Every record below should be transcribed exactly. Omit the images.

* [DATA SHOWN]:
* * * * * * *
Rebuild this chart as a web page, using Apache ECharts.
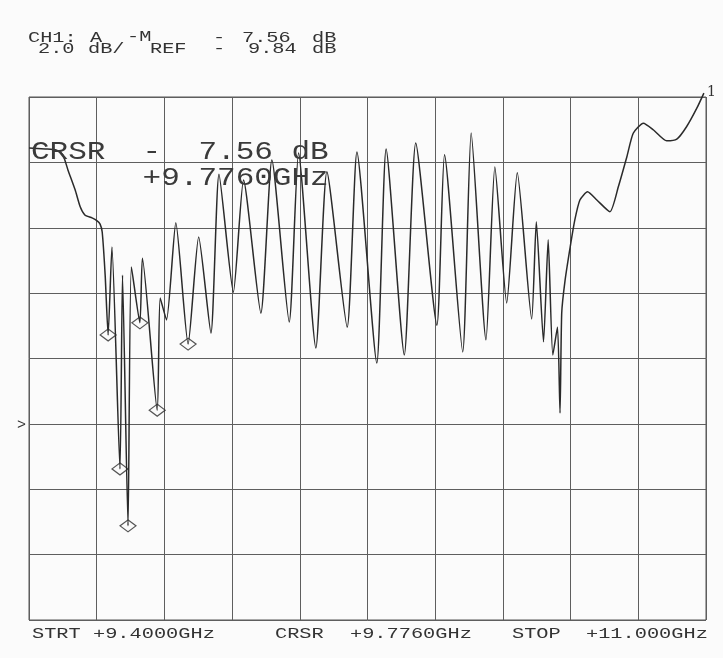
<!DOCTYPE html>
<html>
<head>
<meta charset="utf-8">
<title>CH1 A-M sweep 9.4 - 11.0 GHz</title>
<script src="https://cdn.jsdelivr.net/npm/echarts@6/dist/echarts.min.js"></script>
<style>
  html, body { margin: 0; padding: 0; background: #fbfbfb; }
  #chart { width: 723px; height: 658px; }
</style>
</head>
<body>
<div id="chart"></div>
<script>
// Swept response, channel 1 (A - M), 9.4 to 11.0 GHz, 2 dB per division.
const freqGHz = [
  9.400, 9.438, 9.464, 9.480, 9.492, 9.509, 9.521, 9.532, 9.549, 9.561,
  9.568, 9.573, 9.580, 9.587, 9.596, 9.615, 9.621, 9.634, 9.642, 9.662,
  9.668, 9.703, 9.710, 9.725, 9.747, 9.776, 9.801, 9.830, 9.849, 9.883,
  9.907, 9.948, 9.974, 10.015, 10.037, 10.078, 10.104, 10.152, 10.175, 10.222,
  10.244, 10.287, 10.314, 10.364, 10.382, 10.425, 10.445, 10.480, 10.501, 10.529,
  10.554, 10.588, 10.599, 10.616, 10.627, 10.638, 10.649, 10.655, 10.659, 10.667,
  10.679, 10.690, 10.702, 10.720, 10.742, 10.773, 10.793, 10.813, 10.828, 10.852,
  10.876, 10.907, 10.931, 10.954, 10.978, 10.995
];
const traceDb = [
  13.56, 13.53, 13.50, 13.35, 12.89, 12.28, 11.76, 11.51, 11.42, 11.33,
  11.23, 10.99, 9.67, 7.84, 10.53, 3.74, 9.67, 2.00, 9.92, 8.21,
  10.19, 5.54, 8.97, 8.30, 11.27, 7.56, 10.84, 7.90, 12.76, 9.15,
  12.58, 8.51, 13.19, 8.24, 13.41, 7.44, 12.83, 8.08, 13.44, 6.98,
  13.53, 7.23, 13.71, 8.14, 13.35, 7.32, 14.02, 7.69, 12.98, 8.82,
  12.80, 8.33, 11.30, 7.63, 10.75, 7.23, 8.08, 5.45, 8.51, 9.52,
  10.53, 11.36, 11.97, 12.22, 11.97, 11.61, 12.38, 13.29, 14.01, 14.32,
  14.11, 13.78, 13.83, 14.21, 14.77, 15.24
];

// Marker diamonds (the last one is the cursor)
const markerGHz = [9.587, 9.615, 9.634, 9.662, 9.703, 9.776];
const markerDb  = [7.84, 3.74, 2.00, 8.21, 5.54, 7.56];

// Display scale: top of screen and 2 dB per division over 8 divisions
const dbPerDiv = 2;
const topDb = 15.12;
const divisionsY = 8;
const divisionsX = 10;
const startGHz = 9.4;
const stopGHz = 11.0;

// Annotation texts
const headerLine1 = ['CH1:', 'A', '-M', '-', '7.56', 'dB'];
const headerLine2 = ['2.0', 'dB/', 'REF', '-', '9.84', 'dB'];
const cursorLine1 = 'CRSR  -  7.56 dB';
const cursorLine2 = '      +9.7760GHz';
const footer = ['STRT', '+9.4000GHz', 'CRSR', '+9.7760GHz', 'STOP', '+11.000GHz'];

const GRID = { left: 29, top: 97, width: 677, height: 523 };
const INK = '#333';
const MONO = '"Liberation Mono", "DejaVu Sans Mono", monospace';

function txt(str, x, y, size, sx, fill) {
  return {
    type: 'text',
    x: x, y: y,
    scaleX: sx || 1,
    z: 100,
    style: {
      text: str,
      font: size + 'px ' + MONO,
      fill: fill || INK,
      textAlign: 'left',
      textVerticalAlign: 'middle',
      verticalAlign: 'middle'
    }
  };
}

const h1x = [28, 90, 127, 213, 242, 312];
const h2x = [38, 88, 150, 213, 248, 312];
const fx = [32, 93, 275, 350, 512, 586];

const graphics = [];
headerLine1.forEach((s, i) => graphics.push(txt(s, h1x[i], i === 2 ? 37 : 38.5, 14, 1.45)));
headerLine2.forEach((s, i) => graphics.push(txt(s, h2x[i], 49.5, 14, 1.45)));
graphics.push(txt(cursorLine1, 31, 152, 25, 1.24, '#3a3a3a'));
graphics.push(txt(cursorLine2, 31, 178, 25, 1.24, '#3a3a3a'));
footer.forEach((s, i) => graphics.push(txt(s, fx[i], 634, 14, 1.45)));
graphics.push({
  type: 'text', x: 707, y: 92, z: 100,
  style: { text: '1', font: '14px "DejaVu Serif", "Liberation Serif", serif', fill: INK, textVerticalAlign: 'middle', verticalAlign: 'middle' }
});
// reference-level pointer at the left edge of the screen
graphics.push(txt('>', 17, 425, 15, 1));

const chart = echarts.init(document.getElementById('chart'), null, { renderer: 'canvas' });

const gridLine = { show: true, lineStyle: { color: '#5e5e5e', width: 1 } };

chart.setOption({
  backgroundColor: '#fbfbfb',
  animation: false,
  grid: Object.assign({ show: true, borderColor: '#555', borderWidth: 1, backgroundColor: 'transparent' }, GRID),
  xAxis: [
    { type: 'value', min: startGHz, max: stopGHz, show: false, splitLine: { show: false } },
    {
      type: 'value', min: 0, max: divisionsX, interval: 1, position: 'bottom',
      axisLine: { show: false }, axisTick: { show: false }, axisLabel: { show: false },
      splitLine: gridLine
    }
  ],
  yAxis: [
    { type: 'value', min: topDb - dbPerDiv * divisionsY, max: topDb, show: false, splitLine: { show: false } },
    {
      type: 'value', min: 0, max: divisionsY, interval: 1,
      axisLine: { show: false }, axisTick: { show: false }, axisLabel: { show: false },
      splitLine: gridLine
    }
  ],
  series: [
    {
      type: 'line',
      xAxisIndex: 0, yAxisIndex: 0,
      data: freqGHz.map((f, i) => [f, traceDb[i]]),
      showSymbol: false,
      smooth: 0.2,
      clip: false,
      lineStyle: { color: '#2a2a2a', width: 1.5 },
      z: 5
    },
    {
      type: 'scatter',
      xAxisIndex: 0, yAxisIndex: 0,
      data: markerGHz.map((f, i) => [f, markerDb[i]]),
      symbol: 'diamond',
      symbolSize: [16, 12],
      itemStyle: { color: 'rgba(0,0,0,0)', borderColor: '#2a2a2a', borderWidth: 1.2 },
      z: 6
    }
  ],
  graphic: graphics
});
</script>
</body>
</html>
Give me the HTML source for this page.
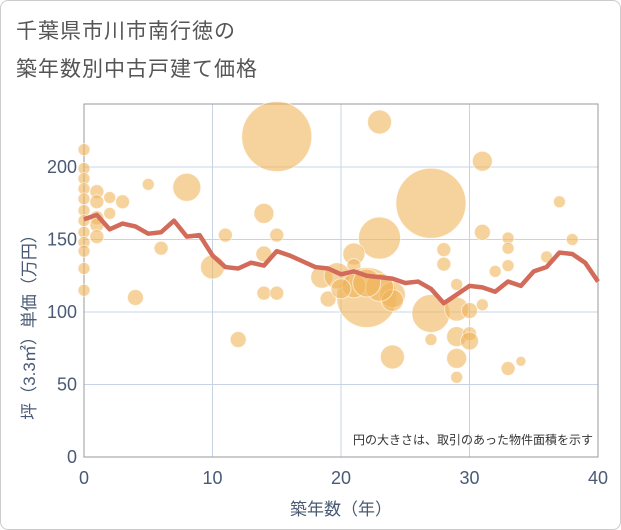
* * * * * * *
* [THE OUTPUT]:
Rebuild this chart as a web page, using Apache ECharts.
<!DOCTYPE html>
<html>
<head>
<meta charset="utf-8">
<title>CH1 A-M sweep 9.4 - 11.0 GHz</title>
<script src="https://cdn.jsdelivr.net/npm/echarts@6/dist/echarts.min.js"></script>
<style>
  html, body { margin: 0; padding: 0; background: #fbfbfb; }
  #chart { width: 723px; height: 658px; }
</style>
</head>
<body>
<div id="chart"></div>
<script>
// Swept response, channel 1 (A - M), 9.4 to 11.0 GHz, 2 dB per division.
const freqGHz = [
  9.400, 9.438, 9.464, 9.480, 9.492, 9.509, 9.521, 9.532, 9.549, 9.561,
  9.568, 9.573, 9.580, 9.587, 9.596, 9.615, 9.621, 9.634, 9.642, 9.662,
  9.668, 9.703, 9.710, 9.725, 9.747, 9.776, 9.801, 9.830, 9.849, 9.883,
  9.907, 9.948, 9.974, 10.015, 10.037, 10.078, 10.104, 10.152, 10.175, 10.222,
  10.244, 10.287, 10.314, 10.364, 10.382, 10.425, 10.445, 10.480, 10.501, 10.529,
  10.554, 10.588, 10.599, 10.616, 10.627, 10.638, 10.649, 10.655, 10.659, 10.667,
  10.679, 10.690, 10.702, 10.720, 10.742, 10.773, 10.793, 10.813, 10.828, 10.852,
  10.876, 10.907, 10.931, 10.954, 10.978, 10.995
];
const traceDb = [
  13.56, 13.53, 13.50, 13.35, 12.89, 12.28, 11.76, 11.51, 11.42, 11.33,
  11.23, 10.99, 9.67, 7.84, 10.53, 3.74, 9.67, 2.00, 9.92, 8.21,
  10.19, 5.54, 8.97, 8.30, 11.27, 7.56, 10.84, 7.90, 12.76, 9.15,
  12.58, 8.51, 13.19, 8.24, 13.41, 7.44, 12.83, 8.08, 13.44, 6.98,
  13.53, 7.23, 13.71, 8.14, 13.35, 7.32, 14.02, 7.69, 12.98, 8.82,
  12.80, 8.33, 11.30, 7.63, 10.75, 7.23, 8.08, 5.45, 8.51, 9.52,
  10.53, 11.36, 11.97, 12.22, 11.97, 11.61, 12.38, 13.29, 14.01, 14.32,
  14.11, 13.78, 13.83, 14.21, 14.77, 15.24
];

// Marker diamonds (the last one is the cursor)
const markerGHz = [9.587, 9.615, 9.634, 9.662, 9.703, 9.776];
const markerDb  = [7.84, 3.74, 2.00, 8.21, 5.54, 7.56];

// Display scale: top of screen and 2 dB per division over 8 divisions
const dbPerDiv = 2;
const topDb = 15.12;
const divisionsY = 8;
const divisionsX = 10;
const startGHz = 9.4;
const stopGHz = 11.0;

// Annotation texts
const headerLine1 = ['CH1:', 'A', '-M', '-', '7.56', 'dB'];
const headerLine2 = ['2.0', 'dB/', 'REF', '-', '9.84', 'dB'];
const cursorLine1 = 'CRSR  -  7.56 dB';
const cursorLine2 = '      +9.7760GHz';
const footer = ['STRT', '+9.4000GHz', 'CRSR', '+9.7760GHz', 'STOP', '+11.000GHz'];

const GRID = { left: 29, top: 97, width: 677, height: 523 };
const INK = '#333';
const MONO = '"Liberation Mono", "DejaVu Sans Mono", monospace';

function txt(str, x, y, size, sx, fill) {
  return {
    type: 'text',
    x: x, y: y,
    scaleX: sx || 1,
    z: 100,
    style: {
      text: str,
      font: size + 'px ' + MONO,
      fill: fill || INK,
      textAlign: 'left',
      textVerticalAlign: 'middle',
      verticalAlign: 'middle'
    }
  };
}

const h1x = [28, 90, 127, 213, 242, 312];
const h2x = [38, 88, 150, 213, 248, 312];
const fx = [32, 93, 275, 350, 512, 586];

const graphics = [];
headerLine1.forEach((s, i) => graphics.push(txt(s, h1x[i], i === 2 ? 37 : 38.5, 14, 1.45)));
headerLine2.forEach((s, i) => graphics.push(txt(s, h2x[i], 49.5, 14, 1.45)));
graphics.push(txt(cursorLine1, 31, 152, 25, 1.24, '#3a3a3a'));
graphics.push(txt(cursorLine2, 31, 178, 25, 1.24, '#3a3a3a'));
footer.forEach((s, i) => graphics.push(txt(s, fx[i], 634, 14, 1.45)));
graphics.push({
  type: 'text', x: 707, y: 92, z: 100,
  style: { text: '1', font: '14px "DejaVu Serif", "Liberation Serif", serif', fill: INK, textVerticalAlign: 'middle', verticalAlign: 'middle' }
});
// reference-level pointer at the left edge of the screen
graphics.push(txt('>', 17, 425, 15, 1));

const chart = echarts.init(document.getElementById('chart'), null, { renderer: 'canvas' });

const gridLine = { show: true, lineStyle: { color: '#5e5e5e', width: 1 } };

chart.setOption({
  backgroundColor: '#fbfbfb',
  animation: false,
  grid: Object.assign({ show: true, borderColor: '#555', borderWidth: 1, backgroundColor: 'transparent' }, GRID),
  xAxis: [
    { type: 'value', min: startGHz, max: stopGHz, show: false, splitLine: { show: false } },
    {
      type: 'value', min: 0, max: divisionsX, interval: 1, position: 'bottom',
      axisLine: { show: false }, axisTick: { show: false }, axisLabel: { show: false },
      splitLine: gridLine
    }
  ],
  yAxis: [
    { type: 'value', min: topDb - dbPerDiv * divisionsY, max: topDb, show: false, splitLine: { show: false } },
    {
      type: 'value', min: 0, max: divisionsY, interval: 1,
      axisLine: { show: false }, axisTick: { show: false }, axisLabel: { show: false },
      splitLine: gridLine
    }
  ],
  series: [
    {
      type: 'line',
      xAxisIndex: 0, yAxisIndex: 0,
      data: freqGHz.map((f, i) => [f, traceDb[i]]),
      showSymbol: false,
      smooth: 0.2,
      clip: false,
      lineStyle: { color: '#2a2a2a', width: 1.5 },
      z: 5
    },
    {
      type: 'scatter',
      xAxisIndex: 0, yAxisIndex: 0,
      data: markerGHz.map((f, i) => [f, markerDb[i]]),
      symbol: 'diamond',
      symbolSize: [16, 12],
      itemStyle: { color: 'rgba(0,0,0,0)', borderColor: '#2a2a2a', borderWidth: 1.2 },
      z: 6
    }
  ],
  graphic: graphics
});
</script>
</body>
</html>
Give me the HTML source for this page.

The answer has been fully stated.